How do I evaluate whether a neighborhood will hold its value?
Look at five indicators: school district ratings and enrollment trends (declining enrollment is a leading indicator of broader population loss); the employment base within commuting distance; the age and condition of infrastructure (roads, utilities, public buildings); whether local government is investing in or disinvesting from the area; and recent price appreciation trends versus comparable neighborhoods. No single indicator is definitive, but together they paint a reliable picture of trajectory.
What home features do buyers most regret skipping?
In surveys of homeowners and real estate agents, the most commonly cited regrets involve storage (not enough closets, no pantry, insufficient garage space), HVAC capacity (undersized systems that struggle in extreme weather), and insulation quality (which drives both comfort and energy costs for decades). These are all easier and cheaper to address during construction than after — and they're precisely the upgrades builders tend to de-emphasize because they're invisible during showings. Invest in infrastructure, not countertops.
Conclusion
Homes are where life happens — but they're also assets, liabilities, and long-term bets on location, builder quality, and market trajectory. In a market where inventory remains constrained, prices are high, and the new construction sector is carrying a larger share of available supply, the information asymmetry between buyers and sellers has never been more consequential.

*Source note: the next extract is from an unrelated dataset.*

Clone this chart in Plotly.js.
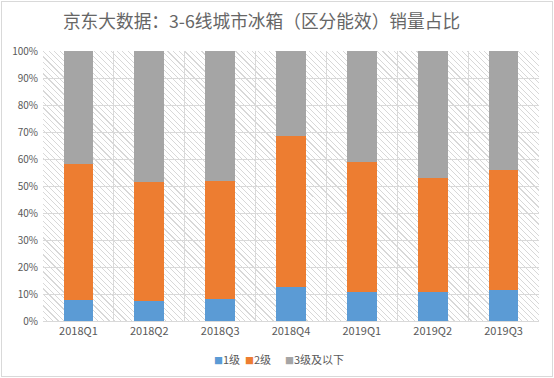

The path forward is straightforward, even if it isn't easy: read the reviews that exist for the builders you're considering, hire professionals who work for you (not the seller), budget honestly for the full cost of ownership, and weight location fundamentals heavily — they're the one thing you cannot renovate later. A home bought with clear eyes is still one of the best long-term decisions most Americans can make. One bought on hype and hope is something else entirely.